The book was strongest when it made the point that projecting the aesthetic preferences of certain wealthy urbanites onto the global food system may not pan out. This might seem intuitive. Even in the prosperous West, even if one is prepared to overspend on groceries, even if one lives somewhere sufficiently coastal-elite, "local" ends up being, in effect, a garnish, not a lifestyle. I was at the local "farmers' market" recently - a room on the first floor of the public library. There were these small bunches of ramps - just the leaves, perhaps to conserve the bulbs - and they cost $3. That's not dinner. Same with foraging. From what I understand, it would be a time-intensive way to add some interesting herbs to a dish 99.99% of whose bulk and calories come from normal, store-bought ingredients. So policies that suggest bringing local eating to all - or retaining it where it's the subsistence norm despite what people might want - do raise the quesiton of where that food would come from.
Let me put it this way: I have never actually met a locavore. People who shop at farmers' markets and sign up for CSAs, sure, lots. But people who exclusively eat food from nearby, even just in summer? Not once.
The book was weakest when it failed to address, in language accessible to non-experts, why subsidies aren't currently shifting things away from local. Also when it claimed that farmers'-market food is not any better-quality, or possibly worse, than the supermarket variety. Even going as far as to claim that local strawberries taste no better than ones hauled in from California. It of course depends which market - not all are as regulated as the NYC Greenmarkets. But the real-deal local food, in peak season, is that much better. But even if it were not, fetishization of vegetables is one way to get people to eat vegetables. Thinking of them as a delicacy rather than a chore has its positives.
Meanwhile, there are such strong criticisms of the locavore movement that never make an appearance. The authors object to Japan being referred to as "parasitic" for its reliance on agricultural imports, and praise multiethnic cuisine options, but never mention that there's something sinister and xenophobic about some back-to-the-farm ideology.
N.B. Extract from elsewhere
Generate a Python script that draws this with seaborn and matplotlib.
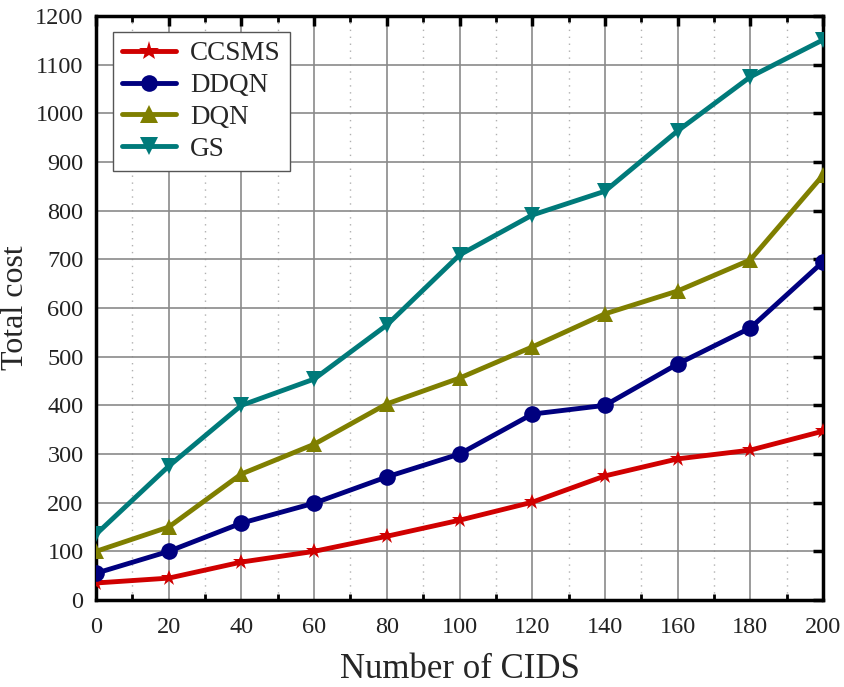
import numpy as np
import pandas as pd
import matplotlib
matplotlib.use("Agg")
import matplotlib.pyplot as plt
from matplotlib.ticker import MultipleLocator
import seaborn as sns

cids = [0, 20, 40, 60, 80, 100, 120, 140, 160, 180, 200]
ccsms = [35, 45, 78, 100, 131, 164, 201, 255, 290, 308, 347]
ddqn = [55, 100, 158, 199, 253, 300, 382, 400, 485, 559, 695]
dqn = [100, 150, 259, 320, 403, 456, 520, 588, 635, 699, 873]
gs = [135, 275, 400, 454, 565, 709, 791, 840, 964, 1075, 1151]

methods = ["CCSMS", "DDQN", "DQN", "GS"]
colors = {"CCSMS": "#d00000", "DDQN": "#00007f", "DQN": "#7f7f00", "GS": "#007a7a"}
markers = {"CCSMS": "*", "DDQN": "o", "DQN": "^", "GS": "v"}
msizes = {"CCSMS": 15, "DDQN": 12, "DQN": 13, "GS": 13}

df = pd.DataFrame({
    "cids": cids * 4,
    "cost": ccsms + ddqn + dqn + gs,
    "method": sum([[m] * len(cids) for m in methods], []),
})

sns.set_style("white")
plt.rcParams["font.family"] = ["Liberation Serif", "DejaVu Serif"]

fig = plt.figure(figsize=(8.45, 6.87), dpi=100)
ax = fig.add_axes([0.1136, 0.1266, 0.8604, 0.8501])

sns.lineplot(data=df, x="cids", y="cost", hue="method", style="method",
             palette=colors, markers=markers, dashes=False, linewidth=3.5,
             markersize=12, markeredgewidth=0, ax=ax, zorder=3)

for line in ax.get_lines():
    lab = line.get_label()
    if lab in msizes:
        line.set_markersize(msizes[lab])

ax.set_xlim(0, 200)
ax.set_ylim(0, 1200)
ax.xaxis.set_major_locator(MultipleLocator(20))
ax.xaxis.set_minor_locator(MultipleLocator(10))
ax.yaxis.set_major_locator(MultipleLocator(100))

ax.grid(which="major", color="#8a8a8a", linewidth=1.2, linestyle="-")
ax.grid(which="minor", axis="x", color="#b0b0b0", linewidth=1.0, linestyle=(0, (1, 4)))
ax.set_axisbelow(True)

for s in ax.spines.values():
    s.set_visible(True)
    s.set_color("black")
    s.set_linewidth(2.5)

ax.tick_params(which="major", direction="in", length=7, width=2.5,
               top=True, right=True, labelsize=17.5, colors="black")
ax.tick_params(axis="x", which="major", pad=12)
ax.tick_params(axis="y", which="major", pad=9)
ax.tick_params(which="minor", direction="in", length=4, width=2,
               top=True, bottom=True, colors="black")
ax.tick_params(which="major", labelcolor="#222222")

ax.set_xlabel("Number of CIDS", fontsize=25, labelpad=11)
ax.set_ylabel("Total cost", fontsize=23, labelpad=4)

handles, labels = ax.get_legend_handles_labels()
for h in handles:
    if h.get_label() in msizes:
        h.set_markersize(msizes[h.get_label()])
leg = ax.legend(handles, labels, loc="upper left", bbox_to_anchor=(0.023, 0.973),
                fontsize=19.5, frameon=True, fancybox=False, edgecolor="#555555",
                framealpha=1, handlelength=2.0, borderpad=0.35, labelspacing=0.25,
                handletextpad=0.5, borderaxespad=0)
leg.get_frame().set_linewidth(1.0)

fig.savefig("out.png", dpi=100)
I'm not saying they needed to go all Liberal Fascism - it's for the best that they did not - but some acknowledgment of the racist undercurrents of agri-romanticism would have been interesting.
Less controversial, less debatable: they might have spent some time discussing the fact that the big proponents of local eating tend to be high-profile food writers who not only eat out all the time, but get to jet around and eat "seasonally" in whichever climate they feel like writing about that week. They're not subsisting on turnips all winter long. Or that ever since "local" became a marketing device, there's greenwashing with "local" flavor. They get at this a bit, with farmers'-market fraudulence, but it goes so much further. A "farm-to-table" restaurant is effectively one that, season-permitting, garnishes normal food with something grown on a rooftop nearby. And the thing where restaurants list which farm some ingredient came from - assuming it's even accurate, what percentage of a dish comes from a farm? Point being, even if locavorism is the way to go, consumers might be content with things that give the appearance of being local, but aren't. Which... might actually be fine by these authors, and thus might be a critique for another book.